Given instruction:
For the copy, please give all of the data again exactly and leave the pictures out.

Raw data:

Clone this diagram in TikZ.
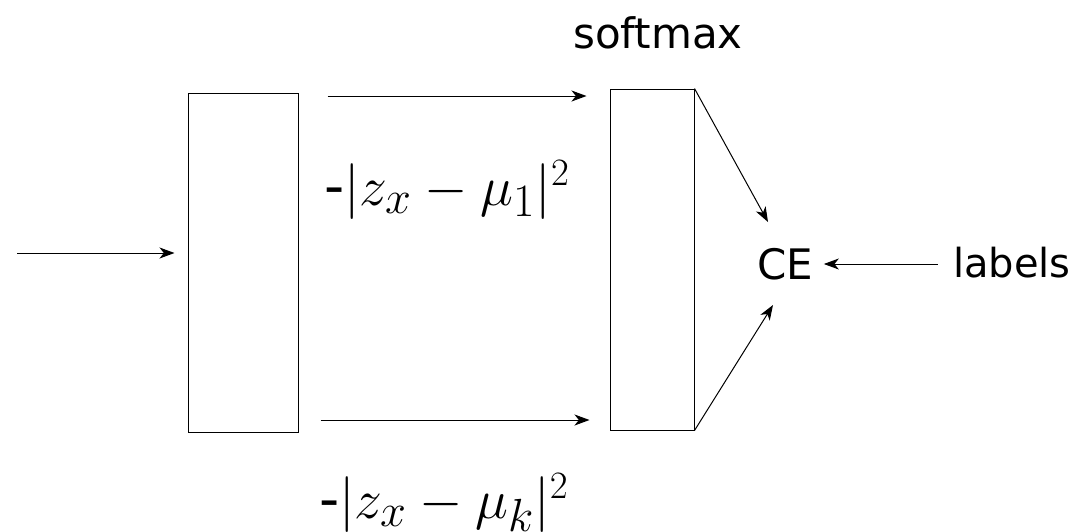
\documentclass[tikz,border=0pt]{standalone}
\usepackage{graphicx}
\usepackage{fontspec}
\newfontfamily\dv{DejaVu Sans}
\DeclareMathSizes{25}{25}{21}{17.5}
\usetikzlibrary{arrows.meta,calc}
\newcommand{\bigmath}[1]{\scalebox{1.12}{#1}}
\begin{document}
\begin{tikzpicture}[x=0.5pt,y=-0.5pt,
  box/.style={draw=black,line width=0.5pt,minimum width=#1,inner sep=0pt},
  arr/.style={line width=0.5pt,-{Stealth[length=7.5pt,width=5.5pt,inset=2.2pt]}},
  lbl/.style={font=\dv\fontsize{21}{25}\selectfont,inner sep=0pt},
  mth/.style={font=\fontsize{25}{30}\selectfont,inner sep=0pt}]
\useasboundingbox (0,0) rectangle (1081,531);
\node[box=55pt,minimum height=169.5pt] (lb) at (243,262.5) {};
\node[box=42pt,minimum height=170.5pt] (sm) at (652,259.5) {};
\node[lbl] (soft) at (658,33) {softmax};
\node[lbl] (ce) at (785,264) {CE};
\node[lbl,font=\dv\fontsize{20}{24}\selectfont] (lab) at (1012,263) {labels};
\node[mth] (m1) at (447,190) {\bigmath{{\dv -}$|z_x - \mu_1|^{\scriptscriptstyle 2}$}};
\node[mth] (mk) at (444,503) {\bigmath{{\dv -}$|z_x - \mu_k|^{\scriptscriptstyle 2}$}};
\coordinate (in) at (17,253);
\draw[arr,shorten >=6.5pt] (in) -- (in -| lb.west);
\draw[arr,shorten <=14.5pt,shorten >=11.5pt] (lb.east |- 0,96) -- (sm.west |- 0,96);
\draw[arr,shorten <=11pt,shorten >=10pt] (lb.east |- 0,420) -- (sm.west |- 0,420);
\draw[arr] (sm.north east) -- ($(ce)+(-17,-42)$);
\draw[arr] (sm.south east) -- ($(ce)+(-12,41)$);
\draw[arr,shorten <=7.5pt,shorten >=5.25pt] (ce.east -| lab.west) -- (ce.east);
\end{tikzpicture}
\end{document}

Task solution:
Clone this diagram in TikZ.
\documentclass[tikz,border=0pt]{standalone}
\usepackage{graphicx}
\usepackage{fontspec}
\newfontfamily\dv{DejaVu Sans}
\DeclareMathSizes{25}{25}{21}{17.5}
\usetikzlibrary{arrows.meta,calc}
\newcommand{\bigmath}[1]{\scalebox{1.12}{#1}}
\begin{document}
\begin{tikzpicture}[x=0.5pt,y=-0.5pt,
  box/.style={draw=black,line width=0.5pt,minimum width=#1,inner sep=0pt},
  arr/.style={line width=0.5pt,-{Stealth[length=7.5pt,width=5.5pt,inset=2.2pt]}},
  lbl/.style={font=\dv\fontsize{21}{25}\selectfont,inner sep=0pt},
  mth/.style={font=\fontsize{25}{30}\selectfont,inner sep=0pt}]
\useasboundingbox (0,0) rectangle (1081,531);
\node[box=55pt,minimum height=169.5pt] (lb) at (243,262.5) {};
\node[box=42pt,minimum height=170.5pt] (sm) at (652,259.5) {};
\node[lbl] (soft) at (658,33) {softmax};
\node[lbl] (ce) at (785,264) {CE};
\node[lbl,font=\dv\fontsize{20}{24}\selectfont] (lab) at (1012,263) {labels};
\node[mth] (m1) at (447,190) {\bigmath{{\dv -}$|z_x - \mu_1|^{\scriptscriptstyle 2}$}};
\node[mth] (mk) at (444,503) {\bigmath{{\dv -}$|z_x - \mu_k|^{\scriptscriptstyle 2}$}};
\coordinate (in) at (17,253);
\draw[arr,shorten >=6.5pt] (in) -- (in -| lb.west);
\draw[arr,shorten <=14.5pt,shorten >=11.5pt] (lb.east |- 0,96) -- (sm.west |- 0,96);
\draw[arr,shorten <=11pt,shorten >=10pt] (lb.east |- 0,420) -- (sm.west |- 0,420);
\draw[arr] (sm.north east) -- ($(ce)+(-17,-42)$);
\draw[arr] (sm.south east) -- ($(ce)+(-12,41)$);
\draw[arr,shorten <=7.5pt,shorten >=5.25pt] (ce.east -| lab.west) -- (ce.east);
\end{tikzpicture}
\end{document}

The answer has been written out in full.